Bu arada göbek açık fotoda pek oturuyor gibi değil uzun oturma diyelim ona... İdare edin.

Saturday, September 26, 2009

bir güne 2 doğumgünü...

Biri Ela'nin... Diğeri Batu'nun. Ela, 1 yaşında oldu. Pastada 1 tek mum öyle tatlıydı ki. Batu ise 8. Tam 8 mum eder. Bu da annesinin hanesine 8 artı koyar benden. Bravo Banu. Yolumuz açık olsun Güzide :)

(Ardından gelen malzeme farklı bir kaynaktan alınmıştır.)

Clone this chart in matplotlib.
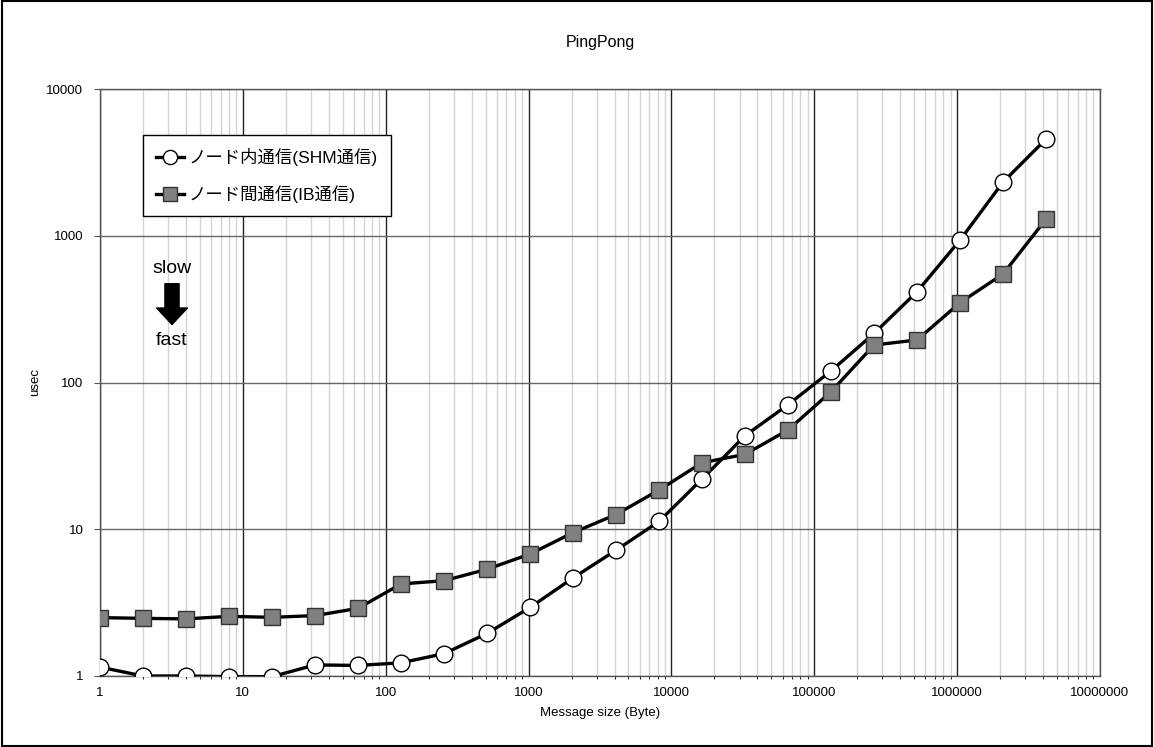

Thursday, September 24, 2009

kızlar 'necefli maşrapa'*





Niye kızlar necefli maşrapa? Çünkü Can hasta. Hasta fotosu da yok. Hasta olmadığı ve benim buraya koymadığım fotolardan birkaçını koyup nezle durumlarını yazmak istedim. Ama durun önce kızlar kim yazmam gerek... Bu cee-eee oyununu oynayan kişi Özge. Benim kıvırım kendisi. Sonra diğer iki foto ise kuzenler. Esmer Ezgi, sarışın Cansu, kumral Bahar. Her renk ve dokuda...
Öpünkler ballarım. Şimdi dediğim gibi Can nezle oldu. Bayramda kucaktan kucağa coştu. Belki o yüzden belki de havalar birden soğudu die. Ama sonuçta burun kilitlendi. Gözler akıyor biraz ateş bile oldu. Bebek hastalığı insanı ne çaresiz kılıyormuş.
Özellikle de geceleri. 2 gece sıfır uyku. Dün gece daha iyiydi. Ama sorun şu ki nefes alacak boşluğu yok. İlaçlar tamam da emzirmek en iyisi diyor doktor. Hoop eski günlere döndük. Can cırt ağlayınca emiyor. Hadi bakalım ilk hastalık nezle yavaş yavaş bitiyor. Uzak kalsın bizden diğerleri...

Friday, September 18, 2009

Çorap niye var?




Çekiştirip çıkarmak için. Yollara düşürmek için. Bir yerlerde tekini unutmak için. Bir tekini kesinlikle kaybetmek için. Diş kaşımak için. Gece 4 kere giydirmek için. Çorap onun kuklası. En rahat çekiştirilen sevgili oyuncağı.